**Material provided**
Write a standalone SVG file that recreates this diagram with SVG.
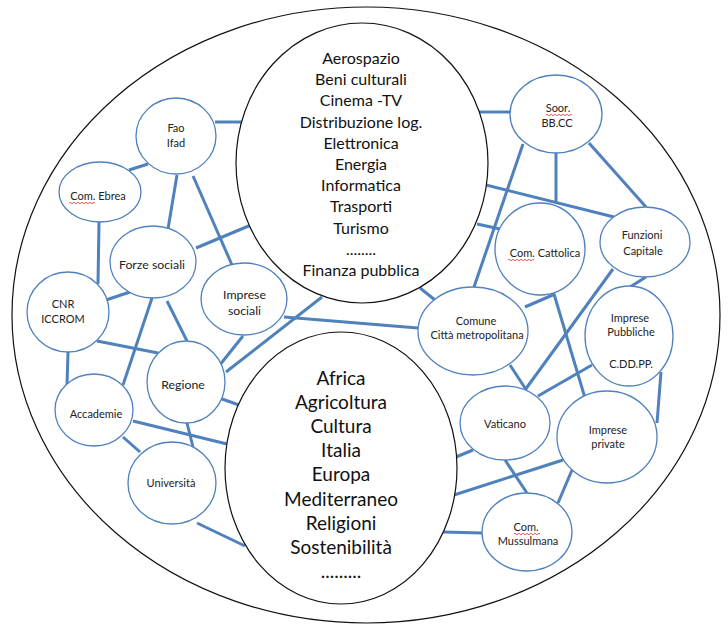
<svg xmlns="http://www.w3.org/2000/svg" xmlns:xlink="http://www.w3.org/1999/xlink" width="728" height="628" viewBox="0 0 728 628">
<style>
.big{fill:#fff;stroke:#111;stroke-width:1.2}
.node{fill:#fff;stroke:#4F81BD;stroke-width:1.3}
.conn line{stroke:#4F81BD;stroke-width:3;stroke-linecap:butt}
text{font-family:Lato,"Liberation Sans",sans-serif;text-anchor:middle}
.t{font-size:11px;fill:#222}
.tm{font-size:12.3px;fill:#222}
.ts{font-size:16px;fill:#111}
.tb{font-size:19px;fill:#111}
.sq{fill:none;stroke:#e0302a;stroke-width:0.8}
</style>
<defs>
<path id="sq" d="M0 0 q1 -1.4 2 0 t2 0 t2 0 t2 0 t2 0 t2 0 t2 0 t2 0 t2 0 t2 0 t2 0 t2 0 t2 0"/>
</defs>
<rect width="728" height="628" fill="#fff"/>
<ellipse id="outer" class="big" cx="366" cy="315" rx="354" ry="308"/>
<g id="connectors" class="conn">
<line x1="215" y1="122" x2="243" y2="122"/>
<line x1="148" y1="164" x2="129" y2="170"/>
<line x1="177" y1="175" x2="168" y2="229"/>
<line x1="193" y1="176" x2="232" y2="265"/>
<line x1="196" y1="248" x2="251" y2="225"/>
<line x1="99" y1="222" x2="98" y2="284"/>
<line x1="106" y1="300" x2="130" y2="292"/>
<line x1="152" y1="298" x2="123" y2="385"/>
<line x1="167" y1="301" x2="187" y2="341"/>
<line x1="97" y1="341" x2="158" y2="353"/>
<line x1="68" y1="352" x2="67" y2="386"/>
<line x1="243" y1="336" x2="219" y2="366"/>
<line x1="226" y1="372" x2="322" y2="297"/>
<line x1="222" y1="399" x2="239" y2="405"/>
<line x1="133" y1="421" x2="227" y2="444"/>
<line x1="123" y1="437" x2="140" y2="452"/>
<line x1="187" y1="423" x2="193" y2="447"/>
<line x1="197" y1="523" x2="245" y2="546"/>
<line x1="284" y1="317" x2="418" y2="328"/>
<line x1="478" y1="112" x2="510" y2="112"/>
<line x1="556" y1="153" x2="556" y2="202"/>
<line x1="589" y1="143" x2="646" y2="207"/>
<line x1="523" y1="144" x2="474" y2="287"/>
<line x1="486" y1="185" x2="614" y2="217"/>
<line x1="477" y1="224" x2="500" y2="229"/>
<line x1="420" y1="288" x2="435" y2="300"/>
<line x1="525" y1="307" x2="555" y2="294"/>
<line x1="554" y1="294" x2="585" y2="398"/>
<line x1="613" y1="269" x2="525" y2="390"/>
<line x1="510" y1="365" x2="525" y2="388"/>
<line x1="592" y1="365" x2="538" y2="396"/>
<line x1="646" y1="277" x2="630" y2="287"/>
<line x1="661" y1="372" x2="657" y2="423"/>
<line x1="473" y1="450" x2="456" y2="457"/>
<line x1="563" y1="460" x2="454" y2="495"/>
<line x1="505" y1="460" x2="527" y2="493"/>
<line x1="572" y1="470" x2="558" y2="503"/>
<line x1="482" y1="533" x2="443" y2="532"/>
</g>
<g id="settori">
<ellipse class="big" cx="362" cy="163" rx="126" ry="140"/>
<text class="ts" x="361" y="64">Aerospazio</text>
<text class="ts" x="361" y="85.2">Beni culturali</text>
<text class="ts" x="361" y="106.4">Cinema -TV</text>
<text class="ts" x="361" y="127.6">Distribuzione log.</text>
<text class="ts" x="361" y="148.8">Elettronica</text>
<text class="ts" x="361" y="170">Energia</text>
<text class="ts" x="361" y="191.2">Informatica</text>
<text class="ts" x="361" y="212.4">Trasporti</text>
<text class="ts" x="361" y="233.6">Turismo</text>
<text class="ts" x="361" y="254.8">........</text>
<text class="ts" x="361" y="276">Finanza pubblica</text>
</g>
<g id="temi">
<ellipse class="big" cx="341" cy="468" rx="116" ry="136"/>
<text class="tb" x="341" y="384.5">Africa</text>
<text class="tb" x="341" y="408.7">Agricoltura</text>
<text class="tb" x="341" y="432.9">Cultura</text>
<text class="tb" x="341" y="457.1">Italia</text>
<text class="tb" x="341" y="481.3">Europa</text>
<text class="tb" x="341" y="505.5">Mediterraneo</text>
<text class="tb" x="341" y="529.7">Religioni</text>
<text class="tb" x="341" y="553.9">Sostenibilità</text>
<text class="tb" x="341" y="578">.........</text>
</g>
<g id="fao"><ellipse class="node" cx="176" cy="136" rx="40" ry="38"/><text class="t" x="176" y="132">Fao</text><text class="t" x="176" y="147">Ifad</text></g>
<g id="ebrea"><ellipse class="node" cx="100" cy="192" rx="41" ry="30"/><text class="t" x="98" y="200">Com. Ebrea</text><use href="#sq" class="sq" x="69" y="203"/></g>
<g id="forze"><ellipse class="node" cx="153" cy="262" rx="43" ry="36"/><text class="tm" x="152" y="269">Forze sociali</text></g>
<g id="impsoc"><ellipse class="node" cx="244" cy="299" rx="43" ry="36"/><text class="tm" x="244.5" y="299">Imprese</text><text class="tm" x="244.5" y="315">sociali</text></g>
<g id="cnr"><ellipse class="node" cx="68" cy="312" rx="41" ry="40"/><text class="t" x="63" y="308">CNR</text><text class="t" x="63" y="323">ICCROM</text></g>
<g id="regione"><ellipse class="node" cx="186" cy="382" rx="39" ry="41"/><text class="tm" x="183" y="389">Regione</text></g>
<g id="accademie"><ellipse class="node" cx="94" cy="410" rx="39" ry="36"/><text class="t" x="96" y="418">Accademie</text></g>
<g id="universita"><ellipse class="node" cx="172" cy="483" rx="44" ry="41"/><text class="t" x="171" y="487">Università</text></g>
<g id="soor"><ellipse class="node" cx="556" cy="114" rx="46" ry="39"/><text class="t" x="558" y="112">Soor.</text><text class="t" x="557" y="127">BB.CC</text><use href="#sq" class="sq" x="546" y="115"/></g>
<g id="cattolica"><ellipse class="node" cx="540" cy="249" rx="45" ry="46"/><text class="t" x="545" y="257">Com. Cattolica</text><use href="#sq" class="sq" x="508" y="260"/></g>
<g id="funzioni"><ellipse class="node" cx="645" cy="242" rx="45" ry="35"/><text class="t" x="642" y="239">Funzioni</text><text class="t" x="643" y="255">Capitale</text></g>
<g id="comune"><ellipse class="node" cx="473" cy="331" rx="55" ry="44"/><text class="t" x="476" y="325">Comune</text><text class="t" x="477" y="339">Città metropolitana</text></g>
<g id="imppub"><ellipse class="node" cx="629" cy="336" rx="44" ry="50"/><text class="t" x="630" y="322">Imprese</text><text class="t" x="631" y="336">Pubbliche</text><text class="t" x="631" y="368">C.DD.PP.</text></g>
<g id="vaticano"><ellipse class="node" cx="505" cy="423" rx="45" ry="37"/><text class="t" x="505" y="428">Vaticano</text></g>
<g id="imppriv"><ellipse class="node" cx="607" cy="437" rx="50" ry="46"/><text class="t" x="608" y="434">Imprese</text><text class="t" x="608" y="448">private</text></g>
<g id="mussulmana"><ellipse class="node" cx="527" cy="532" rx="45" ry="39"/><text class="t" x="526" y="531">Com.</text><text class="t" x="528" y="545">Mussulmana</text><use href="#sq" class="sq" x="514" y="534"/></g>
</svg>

**Challenge**
Word for word, quote the full listing, omitting every picture.

**Output**
Write a standalone SVG file that recreates this diagram with SVG.
<svg xmlns="http://www.w3.org/2000/svg" xmlns:xlink="http://www.w3.org/1999/xlink" width="728" height="628" viewBox="0 0 728 628">
<style>
.big{fill:#fff;stroke:#111;stroke-width:1.2}
.node{fill:#fff;stroke:#4F81BD;stroke-width:1.3}
.conn line{stroke:#4F81BD;stroke-width:3;stroke-linecap:butt}
text{font-family:Lato,"Liberation Sans",sans-serif;text-anchor:middle}
.t{font-size:11px;fill:#222}
.tm{font-size:12.3px;fill:#222}
.ts{font-size:16px;fill:#111}
.tb{font-size:19px;fill:#111}
.sq{fill:none;stroke:#e0302a;stroke-width:0.8}
</style>
<defs>
<path id="sq" d="M0 0 q1 -1.4 2 0 t2 0 t2 0 t2 0 t2 0 t2 0 t2 0 t2 0 t2 0 t2 0 t2 0 t2 0 t2 0"/>
</defs>
<rect width="728" height="628" fill="#fff"/>
<ellipse id="outer" class="big" cx="366" cy="315" rx="354" ry="308"/>
<g id="connectors" class="conn">
<line x1="215" y1="122" x2="243" y2="122"/>
<line x1="148" y1="164" x2="129" y2="170"/>
<line x1="177" y1="175" x2="168" y2="229"/>
<line x1="193" y1="176" x2="232" y2="265"/>
<line x1="196" y1="248" x2="251" y2="225"/>
<line x1="99" y1="222" x2="98" y2="284"/>
<line x1="106" y1="300" x2="130" y2="292"/>
<line x1="152" y1="298" x2="123" y2="385"/>
<line x1="167" y1="301" x2="187" y2="341"/>
<line x1="97" y1="341" x2="158" y2="353"/>
<line x1="68" y1="352" x2="67" y2="386"/>
<line x1="243" y1="336" x2="219" y2="366"/>
<line x1="226" y1="372" x2="322" y2="297"/>
<line x1="222" y1="399" x2="239" y2="405"/>
<line x1="133" y1="421" x2="227" y2="444"/>
<line x1="123" y1="437" x2="140" y2="452"/>
<line x1="187" y1="423" x2="193" y2="447"/>
<line x1="197" y1="523" x2="245" y2="546"/>
<line x1="284" y1="317" x2="418" y2="328"/>
<line x1="478" y1="112" x2="510" y2="112"/>
<line x1="556" y1="153" x2="556" y2="202"/>
<line x1="589" y1="143" x2="646" y2="207"/>
<line x1="523" y1="144" x2="474" y2="287"/>
<line x1="486" y1="185" x2="614" y2="217"/>
<line x1="477" y1="224" x2="500" y2="229"/>
<line x1="420" y1="288" x2="435" y2="300"/>
<line x1="525" y1="307" x2="555" y2="294"/>
<line x1="554" y1="294" x2="585" y2="398"/>
<line x1="613" y1="269" x2="525" y2="390"/>
<line x1="510" y1="365" x2="525" y2="388"/>
<line x1="592" y1="365" x2="538" y2="396"/>
<line x1="646" y1="277" x2="630" y2="287"/>
<line x1="661" y1="372" x2="657" y2="423"/>
<line x1="473" y1="450" x2="456" y2="457"/>
<line x1="563" y1="460" x2="454" y2="495"/>
<line x1="505" y1="460" x2="527" y2="493"/>
<line x1="572" y1="470" x2="558" y2="503"/>
<line x1="482" y1="533" x2="443" y2="532"/>
</g>
<g id="settori">
<ellipse class="big" cx="362" cy="163" rx="126" ry="140"/>
<text class="ts" x="361" y="64">Aerospazio</text>
<text class="ts" x="361" y="85.2">Beni culturali</text>
<text class="ts" x="361" y="106.4">Cinema -TV</text>
<text class="ts" x="361" y="127.6">Distribuzione log.</text>
<text class="ts" x="361" y="148.8">Elettronica</text>
<text class="ts" x="361" y="170">Energia</text>
<text class="ts" x="361" y="191.2">Informatica</text>
<text class="ts" x="361" y="212.4">Trasporti</text>
<text class="ts" x="361" y="233.6">Turismo</text>
<text class="ts" x="361" y="254.8">........</text>
<text class="ts" x="361" y="276">Finanza pubblica</text>
</g>
<g id="temi">
<ellipse class="big" cx="341" cy="468" rx="116" ry="136"/>
<text class="tb" x="341" y="384.5">Africa</text>
<text class="tb" x="341" y="408.7">Agricoltura</text>
<text class="tb" x="341" y="432.9">Cultura</text>
<text class="tb" x="341" y="457.1">Italia</text>
<text class="tb" x="341" y="481.3">Europa</text>
<text class="tb" x="341" y="505.5">Mediterraneo</text>
<text class="tb" x="341" y="529.7">Religioni</text>
<text class="tb" x="341" y="553.9">Sostenibilità</text>
<text class="tb" x="341" y="578">.........</text>
</g>
<g id="fao"><ellipse class="node" cx="176" cy="136" rx="40" ry="38"/><text class="t" x="176" y="132">Fao</text><text class="t" x="176" y="147">Ifad</text></g>
<g id="ebrea"><ellipse class="node" cx="100" cy="192" rx="41" ry="30"/><text class="t" x="98" y="200">Com. Ebrea</text><use href="#sq" class="sq" x="69" y="203"/></g>
<g id="forze"><ellipse class="node" cx="153" cy="262" rx="43" ry="36"/><text class="tm" x="152" y="269">Forze sociali</text></g>
<g id="impsoc"><ellipse class="node" cx="244" cy="299" rx="43" ry="36"/><text class="tm" x="244.5" y="299">Imprese</text><text class="tm" x="244.5" y="315">sociali</text></g>
<g id="cnr"><ellipse class="node" cx="68" cy="312" rx="41" ry="40"/><text class="t" x="63" y="308">CNR</text><text class="t" x="63" y="323">ICCROM</text></g>
<g id="regione"><ellipse class="node" cx="186" cy="382" rx="39" ry="41"/><text class="tm" x="183" y="389">Regione</text></g>
<g id="accademie"><ellipse class="node" cx="94" cy="410" rx="39" ry="36"/><text class="t" x="96" y="418">Accademie</text></g>
<g id="universita"><ellipse class="node" cx="172" cy="483" rx="44" ry="41"/><text class="t" x="171" y="487">Università</text></g>
<g id="soor"><ellipse class="node" cx="556" cy="114" rx="46" ry="39"/><text class="t" x="558" y="112">Soor.</text><text class="t" x="557" y="127">BB.CC</text><use href="#sq" class="sq" x="546" y="115"/></g>
<g id="cattolica"><ellipse class="node" cx="540" cy="249" rx="45" ry="46"/><text class="t" x="545" y="257">Com. Cattolica</text><use href="#sq" class="sq" x="508" y="260"/></g>
<g id="funzioni"><ellipse class="node" cx="645" cy="242" rx="45" ry="35"/><text class="t" x="642" y="239">Funzioni</text><text class="t" x="643" y="255">Capitale</text></g>
<g id="comune"><ellipse class="node" cx="473" cy="331" rx="55" ry="44"/><text class="t" x="476" y="325">Comune</text><text class="t" x="477" y="339">Città metropolitana</text></g>
<g id="imppub"><ellipse class="node" cx="629" cy="336" rx="44" ry="50"/><text class="t" x="630" y="322">Imprese</text><text class="t" x="631" y="336">Pubbliche</text><text class="t" x="631" y="368">C.DD.PP.</text></g>
<g id="vaticano"><ellipse class="node" cx="505" cy="423" rx="45" ry="37"/><text class="t" x="505" y="428">Vaticano</text></g>
<g id="imppriv"><ellipse class="node" cx="607" cy="437" rx="50" ry="46"/><text class="t" x="608" y="434">Imprese</text><text class="t" x="608" y="448">private</text></g>
<g id="mussulmana"><ellipse class="node" cx="527" cy="532" rx="45" ry="39"/><text class="t" x="526" y="531">Com.</text><text class="t" x="528" y="545">Mussulmana</text><use href="#sq" class="sq" x="514" y="534"/></g>
</svg>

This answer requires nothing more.